**STATED TASK**
Write the data out again exactly, with no pictures.

**EXTRACTED ENTRIES**
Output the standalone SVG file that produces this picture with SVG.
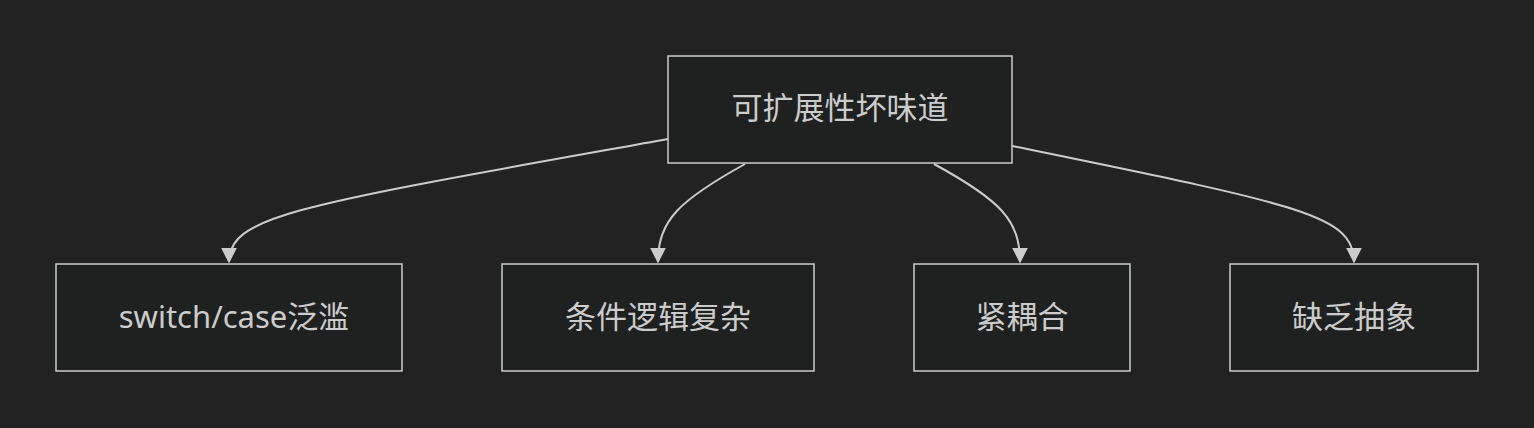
<svg xmlns="http://www.w3.org/2000/svg" width="1534" height="428" viewBox="0 0 1534 428">
<style>
.n rect{fill:#1f2020;stroke:#cccccc;stroke-width:1.5}
.n text{fill:#cccccc;font-family:"Noto Sans","Noto Sans CJK SC",sans-serif;font-size:31px;text-anchor:middle;dominant-baseline:central}
.e path{fill:none;stroke:#cccccc;stroke-width:2;marker-end:url(#a)}
</style>
<defs><marker id="a" viewBox="0 0 10 10" refX="9" refY="5" markerWidth="8" markerHeight="8" orient="auto"><path d="M0,0L10,5L0,10z" fill="#cccccc"/></marker></defs>
<rect width="1534" height="428" fill="#222222"/>
<g class="e">
<path d="M668,139 C300,205 229,215 229,262"/>
<path d="M745,164 C680,200 658,220 658,262"/>
<path d="M934,164 C1000,200 1020,220 1020,262"/>
<path d="M1012,146 C1300,205 1354,215 1354,262"/>
</g>
<g id="top" class="n"><rect x="668" y="56" width="344" height="107"/><text x="840" y="107">可扩展性坏味道</text></g>
<g id="n1" class="n"><rect x="56" y="264" width="346" height="107"/><text x="234" y="316">switch/case泛滥</text></g>
<g id="n2" class="n"><rect x="502" y="264" width="312" height="107"/><text x="658" y="316">条件逻辑复杂</text></g>
<g id="n3" class="n"><rect x="914" y="264" width="216" height="107"/><text x="1022" y="316">紧耦合</text></g>
<g id="n4" class="n"><rect x="1230" y="264" width="248" height="107"/><text x="1354" y="316">缺乏抽象</text></g>
</svg>
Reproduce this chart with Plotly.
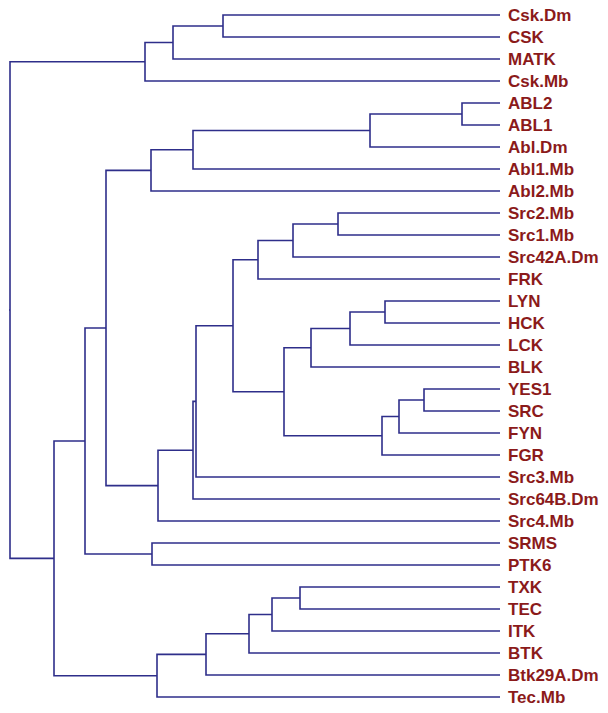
import plotly.graph_objects as go

# Leaf order (top to bottom)
leaves = ["Csk.Dm", "CSK", "MATK", "Csk.Mb", "ABL2", "ABL1", "Abl.Dm", "Abl1.Mb",
          "Abl2.Mb", "Src2.Mb", "Src1.Mb", "Src42A.Dm", "FRK", "LYN", "HCK", "LCK",
          "BLK", "YES1", "SRC", "FYN", "FGR", "Src3.Mb", "Src64B.Dm", "Src4.Mb",
          "SRMS", "PTK6", "TXK", "TEC", "ITK", "BTK", "Btk29A.Dm", "Tec.Mb"]

# Merges: (child A, child B, height); node names n1..n31
merge_a = ["Csk.Dm", "n1", "n2", "ABL2", "n4", "n5", "n6", "Src2.Mb", "n8", "n9",
           "LYN", "n11", "n12", "YES1", "n14", "n15", "n13", "n10", "n18", "n19",
           "n20", "n7", "SRMS", "n22", "TXK", "n25", "n26", "n27", "n28", "n24", "n3"]
merge_b = ["CSK", "MATK", "Csk.Mb", "ABL1", "Abl.Dm", "Abl1.Mb", "Abl2.Mb", "Src1.Mb",
           "Src42A.Dm", "FRK", "HCK", "LCK", "BLK", "SRC", "FYN", "FGR", "n16", "n17",
           "Src3.Mb", "Src64B.Dm", "Src4.Mb", "n21", "PTK6", "n23", "TEC", "ITK", "BTK",
           "Btk29A.Dm", "Tec.Mb", "n29", "n30"]
merge_h = [2.77, 3.27, 3.55, 0.38, 1.30, 3.07, 3.49, 1.62, 2.07, 2.42,
           1.15, 1.50, 1.89, 0.76, 1.01, 1.18, 2.16, 2.67, 3.04, 3.07,
           3.42, 3.94, 3.48, 4.15, 2.00, 2.28, 2.51, 2.94, 3.43, 4.46, 4.90]

LINE_COLOR = "#2e2e8a"
LABEL_COLOR = "#8b1a1a"

pos = {name: (0.0, float(i)) for i, name in enumerate(leaves)}
xs, ys = [], []
for k, (a, b, h) in enumerate(zip(merge_a, merge_b, merge_h)):
    xa, ya = pos[a]
    xb, yb = pos[b]
    xs += [xa, h, h, xb, None]
    ys += [ya, ya, yb, yb, None]
    pos["n%d" % (k + 1)] = (h, (ya + yb) / 2)

root_x, root_y = pos["n%d" % len(merge_h)]
xs += [root_x, root_x + 0.01, None]
ys += [root_y, root_y, None]

fig = go.Figure()
fig.add_trace(go.Scatter(x=xs, y=ys, mode="lines",
                         line=dict(color=LINE_COLOR, width=1.6),
                         hoverinfo="skip", showlegend=False))

for i, name in enumerate(leaves):
    fig.add_annotation(x=0, y=i, text="<b>%s</b>" % name, showarrow=False,
                       xanchor="left", yanchor="middle", xshift=6,
                       font=dict(family="Liberation Sans, Arial, sans-serif",
                                 size=17, color=LABEL_COLOR))

fig.update_layout(
    width=600, height=705,
    margin=dict(l=0, r=0, t=0, b=0),
    paper_bgcolor="white", plot_bgcolor="white",
    xaxis=dict(range=[4.92, -1.08], visible=False, showgrid=False, zeroline=False),
    yaxis=dict(range=[31.727, -0.318], visible=False, showgrid=False, zeroline=False),
)

fig.write_html("out.html")
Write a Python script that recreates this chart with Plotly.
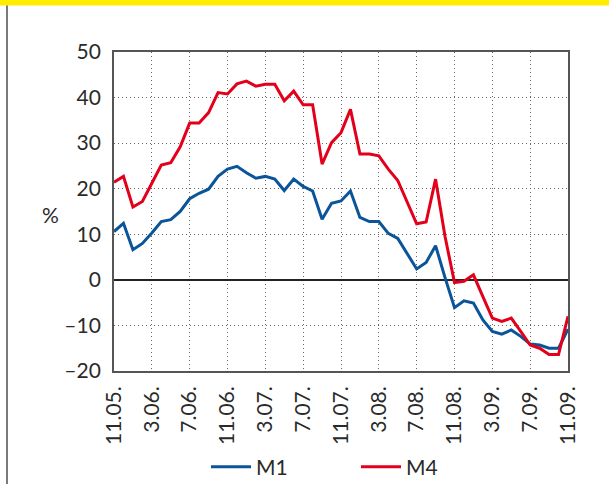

**SOLUTION TO THE PROBLEM**
Output the standalone SVG file that produces this picture with SVG.
<svg xmlns="http://www.w3.org/2000/svg" width="1534" height="428" viewBox="0 0 1534 428">
<style>
.n rect{fill:#1f2020;stroke:#cccccc;stroke-width:1.5}
.n text{fill:#cccccc;font-family:"Noto Sans","Noto Sans CJK SC",sans-serif;font-size:31px;text-anchor:middle;dominant-baseline:central}
.e path{fill:none;stroke:#cccccc;stroke-width:2;marker-end:url(#a)}
</style>
<defs><marker id="a" viewBox="0 0 10 10" refX="9" refY="5" markerWidth="8" markerHeight="8" orient="auto"><path d="M0,0L10,5L0,10z" fill="#cccccc"/></marker></defs>
<rect width="1534" height="428" fill="#222222"/>
<g class="e">
<path d="M668,139 C300,205 229,215 229,262"/>
<path d="M745,164 C680,200 658,220 658,262"/>
<path d="M934,164 C1000,200 1020,220 1020,262"/>
<path d="M1012,146 C1300,205 1354,215 1354,262"/>
</g>
<g id="top" class="n"><rect x="668" y="56" width="344" height="107"/><text x="840" y="107">可扩展性坏味道</text></g>
<g id="n1" class="n"><rect x="56" y="264" width="346" height="107"/><text x="234" y="316">switch/case泛滥</text></g>
<g id="n2" class="n"><rect x="502" y="264" width="312" height="107"/><text x="658" y="316">条件逻辑复杂</text></g>
<g id="n3" class="n"><rect x="914" y="264" width="216" height="107"/><text x="1022" y="316">紧耦合</text></g>
<g id="n4" class="n"><rect x="1230" y="264" width="248" height="107"/><text x="1354" y="316">缺乏抽象</text></g>
</svg>
Reproduce this chart with Plotly.
import plotly.graph_objects as go

# Leaf order (top to bottom)
leaves = ["Csk.Dm", "CSK", "MATK", "Csk.Mb", "ABL2", "ABL1", "Abl.Dm", "Abl1.Mb",
          "Abl2.Mb", "Src2.Mb", "Src1.Mb", "Src42A.Dm", "FRK", "LYN", "HCK", "LCK",
          "BLK", "YES1", "SRC", "FYN", "FGR", "Src3.Mb", "Src64B.Dm", "Src4.Mb",
          "SRMS", "PTK6", "TXK", "TEC", "ITK", "BTK", "Btk29A.Dm", "Tec.Mb"]

# Merges: (child A, child B, height); node names n1..n31
merge_a = ["Csk.Dm", "n1", "n2", "ABL2", "n4", "n5", "n6", "Src2.Mb", "n8", "n9",
           "LYN", "n11", "n12", "YES1", "n14", "n15", "n13", "n10", "n18", "n19",
           "n20", "n7", "SRMS", "n22", "TXK", "n25", "n26", "n27", "n28", "n24", "n3"]
merge_b = ["CSK", "MATK", "Csk.Mb", "ABL1", "Abl.Dm", "Abl1.Mb", "Abl2.Mb", "Src1.Mb",
           "Src42A.Dm", "FRK", "HCK", "LCK", "BLK", "SRC", "FYN", "FGR", "n16", "n17",
           "Src3.Mb", "Src64B.Dm", "Src4.Mb", "n21", "PTK6", "n23", "TEC", "ITK", "BTK",
           "Btk29A.Dm", "Tec.Mb", "n29", "n30"]
merge_h = [2.77, 3.27, 3.55, 0.38, 1.30, 3.07, 3.49, 1.62, 2.07, 2.42,
           1.15, 1.50, 1.89, 0.76, 1.01, 1.18, 2.16, 2.67, 3.04, 3.07,
           3.42, 3.94, 3.48, 4.15, 2.00, 2.28, 2.51, 2.94, 3.43, 4.46, 4.90]

LINE_COLOR = "#2e2e8a"
LABEL_COLOR = "#8b1a1a"

pos = {name: (0.0, float(i)) for i, name in enumerate(leaves)}
xs, ys = [], []
for k, (a, b, h) in enumerate(zip(merge_a, merge_b, merge_h)):
    xa, ya = pos[a]
    xb, yb = pos[b]
    xs += [xa, h, h, xb, None]
    ys += [ya, ya, yb, yb, None]
    pos["n%d" % (k + 1)] = (h, (ya + yb) / 2)

root_x, root_y = pos["n%d" % len(merge_h)]
xs += [root_x, root_x + 0.01, None]
ys += [root_y, root_y, None]

fig = go.Figure()
fig.add_trace(go.Scatter(x=xs, y=ys, mode="lines",
                         line=dict(color=LINE_COLOR, width=1.6),
                         hoverinfo="skip", showlegend=False))

for i, name in enumerate(leaves):
    fig.add_annotation(x=0, y=i, text="<b>%s</b>" % name, showarrow=False,
                       xanchor="left", yanchor="middle", xshift=6,
                       font=dict(family="Liberation Sans, Arial, sans-serif",
                                 size=17, color=LABEL_COLOR))

fig.update_layout(
    width=600, height=705,
    margin=dict(l=0, r=0, t=0, b=0),
    paper_bgcolor="white", plot_bgcolor="white",
    xaxis=dict(range=[4.92, -1.08], visible=False, showgrid=False, zeroline=False),
    yaxis=dict(range=[31.727, -0.318], visible=False, showgrid=False, zeroline=False),
)

fig.write_html("out.html")
Write a Python script that recreates this chart with Plotly.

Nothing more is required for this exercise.